Scenario 1: Martingale Detection
A trader is in Phase 2 of a $100K evaluation. Their first seven trading days show steady, small profits with consistent position sizing. Day eight, they take a loss. Day nine, position size doubles. Day ten, another loss — position size doubles again.
Without AI: The trader hasn’t violated any rules. Position sizes are within limits. Daily drawdown hasn’t been breached. Nothing triggers. On day twelve, a triple-down position either hits the profit target (trader passes) or blows through the drawdown limit (firm absorbs the tail risk beyond the immediate close price).
With AI: The system detects the martingale pattern on day nine — position-size-to-recent-loss correlation exceeds the threshold. The account is flagged for review. Depending on firm policy, the system can: alert the risk team, restrict maximum position size, pause the account for manual review, or simply increase monitoring sensitivity.
Scenario 2: Copy Trading Ring
Twelve accounts open EUR/USD long positions within a 45-second window, all with similar position sizes relative to their account balance. Over the next week, these twelve accounts continue to trade in near-perfect correlation.
Without AI: Each individual account looks normal. No rules are broken. No single trader is doing anything wrong. The firm doesn’t realize it has concentrated directional risk until payout time, when twelve accounts all request payouts simultaneously.
With AI: Correlation analysis flags the cluster within the first two days. The system identifies the twelve accounts, maps their trade timing and sizing correlations, and assigns them to a “potential copy group.” The risk team reviews and can take appropriate action — from enhanced monitoring to investigation to account suspension.
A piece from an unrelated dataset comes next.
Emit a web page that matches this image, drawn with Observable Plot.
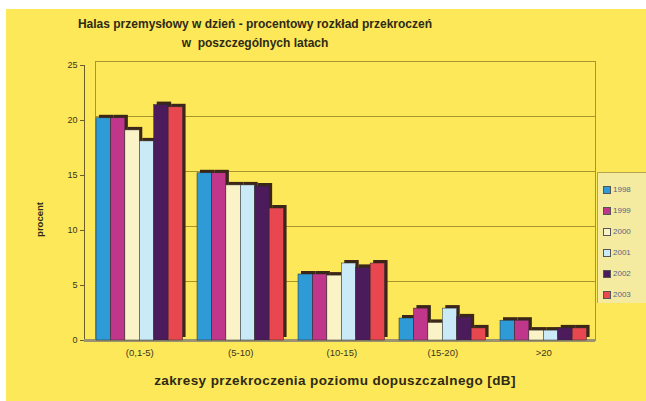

Scenario 3: Behavioral Shift After Funding
A trader passes evaluation with a conservative swing trading strategy. Average trade duration: 6 hours. Maximum positions open simultaneously: 3. Average risk per trade: 0.5% of account.
Once funded, the same account starts scalping. Trade duration drops to 2 minutes. Position count jumps to 15 simultaneous. Risk per trade increases to 3% of account.
Without AI: The trader is within all funded account rules. Nothing to flag.
With AI: Behavioral fingerprint mismatch triggers an alert. The system learned the trader’s evaluation pattern and detects that the funded trading behavior is statistically different at a high confidence level. This could indicate account sharing (someone else is now trading the funded account) or strategy switching (the trader used a safe strategy to pass and is now using a riskier approach to maximize payout speed).
Implementing AI Risk Management
You don’t need to build this from scratch. Several approaches exist depending on your firm’s size and budget.
Built-In Platform Solutions
Modern prop firm technology providers increasingly include AI-powered risk features. When evaluating providers, ask specifically about the capabilities outlined in our complete guide to prop firm risk management:
- Real-time drawdown monitoring precision (millisecond enforcement?)
- Pattern detection capabilities (what strategies do they identify?)
- Fraud scoring methodology (rules-based or ML-based?)
- Alert workflows (how are flagged accounts handled?)
- False positive rates (how often are legitimate traders flagged incorrectly?)
At PropFirmsTech, we integrate risk management engines that handle automated drawdown enforcement, pattern detection, and real-time monitoring as core features — not premium add-ons.
Third-Party Risk Platforms
Specialized risk management platforms like Dealio (cloud-based BI and risk management) and Centroid (execution strategies and analytics) offer risk tooling that can plug into your existing stack. These are typically more enterprise-oriented and priced accordingly.
Custom Development
For large firms with specific requirements, custom AI risk models trained on your firm’s historical data will outperform generic solutions. This requires data science resources and months of development, but the results are tuned to your exact rules, your exact trader base, and your exact fraud patterns. If you’re weighing this decision, our analysis of building vs buying prop firm technology breaks down the real costs.
The False Positive Problem
Here’s the part that AI risk management vendors don’t love talking about: false positives.
Every pattern detection system will flag legitimate traders as suspicious. A trader who happens to increase position size after a loss — not because they’re running a martingale, but because they see a higher-conviction setup — looks the same to an algorithm.
Bad AI risk management creates more problems than it solves. Legitimate traders get accounts frozen. Support teams drown in dispute tickets. Your best traders leave for competitors that don’t constantly flag their accounts.
The solution isn’t to turn down the sensitivity. It’s to build proper review workflows.
- Tiered alerts. Low-confidence flags get logged but no action. Medium-confidence flags get a human review within 24 hours. High-confidence flags get immediate automated action (position restriction) plus urgent human review.
- Trader communication. When an account is flagged and action is taken, the trader should be notified immediately with a clear explanation and a fast resolution path.
- Feedback loops. Every false positive should feed back into the model to improve accuracy. Every missed positive (fraud that wasn’t caught) should too. The system should get better over time, not stay static.
The Bottom Line
Risk management in prop firms isn’t about preventing all losses. It’s about ensuring the losses you take are from legitimate trading activity, not from exploitation, fraud, or system gaps.
The firms that get this right have a structural advantage. They keep more of their revenue. They maintain lower chargeback rates. They attract better traders (because their challenges are harder to game, meaning the competition is fairer). And they can scale with confidence, knowing that 10,000 accounts aren’t 10,000 attack surfaces.
AI makes this possible at scale. Rule-based systems alone can’t keep up with the creativity of exploiters, the volume of modern prop firms, or the speed of real-time markets.
The technology exists. The question is whether you’re using it.